Als Roland Tessner 1975 im Alter von 17-einhalb Jahren ins Senator-Neumann-Haus in Bergstedt einzog, gab es in Deutschland kaum Wohnangebote für junge Erwachsene mit Behinderungen. Der Auszug aus dem Elternhaus war eine Entscheidung, die er nie bereut hat. Mit den 50 Jahren, die er nun schon im Senator-Neumann-Haus lebt, verbindet der heute 67-Jährige viele positive Erinnerungen. „Oft bin ich zusammen mit anderen in den Urlaub gefahren, habe Ausflüge an die Ostsee und in die Umgebung gemacht oder Konzerte besucht“, sagt er.
Berufstätig war Roland Tessner ebenfalls – er arbeitete in der Elbe-Werkstatt. „Früher gab es hier zudem eine Schule, in der wir unseren Schulabschluss machen konnten, und sogar eine kleine Handelsschule, in der man einen kaufmännischen Beruf lernen konnte“, berichtet er.

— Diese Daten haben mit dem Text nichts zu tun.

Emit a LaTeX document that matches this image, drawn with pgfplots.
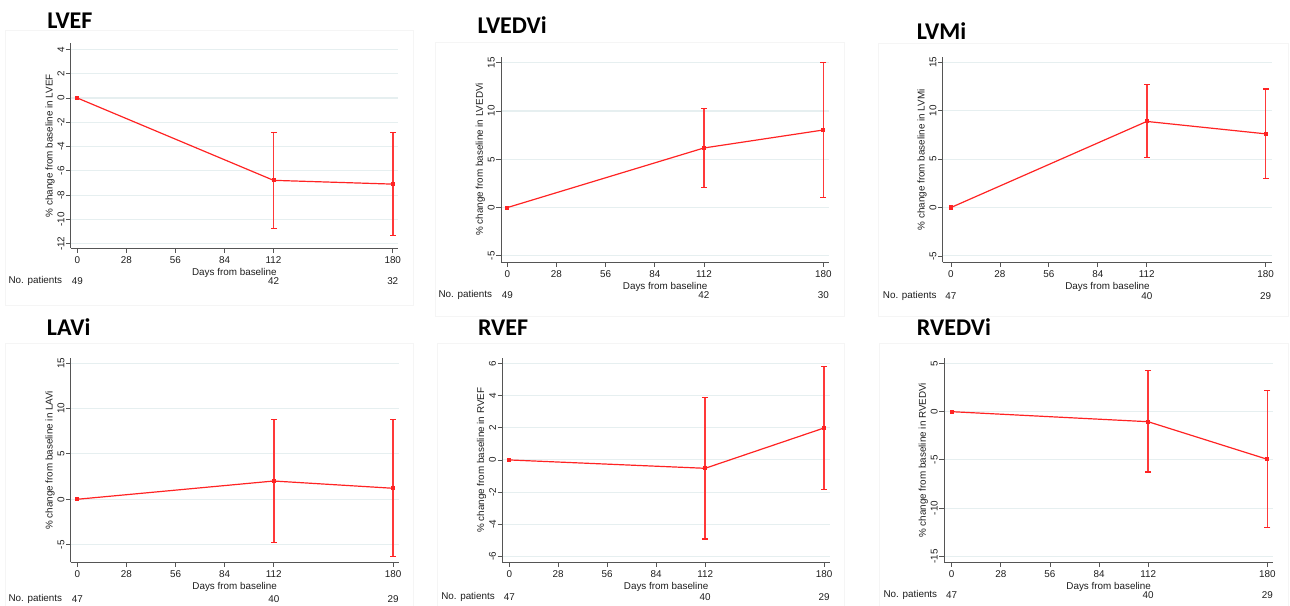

Heute schätzt Roland Tessner es vor allem, dass er auch im Alter an inklusiven kulturellen Angeboten teilnehmen kann, da diese im Haus stattfinden – etwa die Konzertreihe „Grenzenlos“, die das Senator-Neumann-Haus gemeinsam mit der Begegnungsstätte Bergstedt organisiert, oder die Kinoabende des Filmclubs Walddörfer. Darüber hinaus bringt sich der erfahrene Bewohner seit vielen Jahren engagiert in die Gemeinschaft des Senator-Neumann-Hauses ein, zum Beispiel im Wohnbeirat.
Auch die eine oder andere Veränderung hat Roland Tessner in den vergangenen 50 Jahren erlebt. So gab es zur Zeit seines Einzugs noch Vierbettzimmer. Mittlerweile leben die Bewohner*innen überwiegend in Einzelzimmern, die in Wohngruppen organisiert sind. Zusätzlich gibt es einige Appartements. Und aus dem im Stadtteil bekannten Schwimmbad, in dem Roland Tessner selbst noch im Rahmen seiner Therapie geplanscht hat, ist mittlerweile ein offenes Beschäftigungsangebot geworden, in dem die Hausbewohner*innen kreativ sein, musizieren oder Sport machen können.
Umzug auf Empfehlung einer Koryphäe
Roland Tessner wurde in seiner Jugend von einer echten Koryphäe betreut: Dem Neurologen und Kinderarzt Karel Bobath. Zusammen mit seiner Frau, der Physiotherapeutin Berta Bobath, entwickelte dieser das Bobath-Konzept, das bis heute weltweit bei der Behandlung von Menschen mit Bewegungsstörung infolge einer zentralen neurologischen Erkrankung zum Einsatz kommt. Das Konzept, das auch im Therapiezentrum des Sozialkontors angewendet wird, beruht auf der Annahme der „Umorganisationsfähigkeit“ des Gehirns. Das bedeutet, vereinfacht dargestellt, dass bei einer neurologischen Erkrankung gesunde Hirnregionen lernen können, die Aufgaben von erkrankten Hirnregionen auszuführen. In Roland Tessners Fall war es die Empfehlung Karel Bobaths, die seine Eltern davon überzeugte, dass ihr Sohn in der Lage war, selbstbestimmt im Senator-Neumann-Haus zu leben.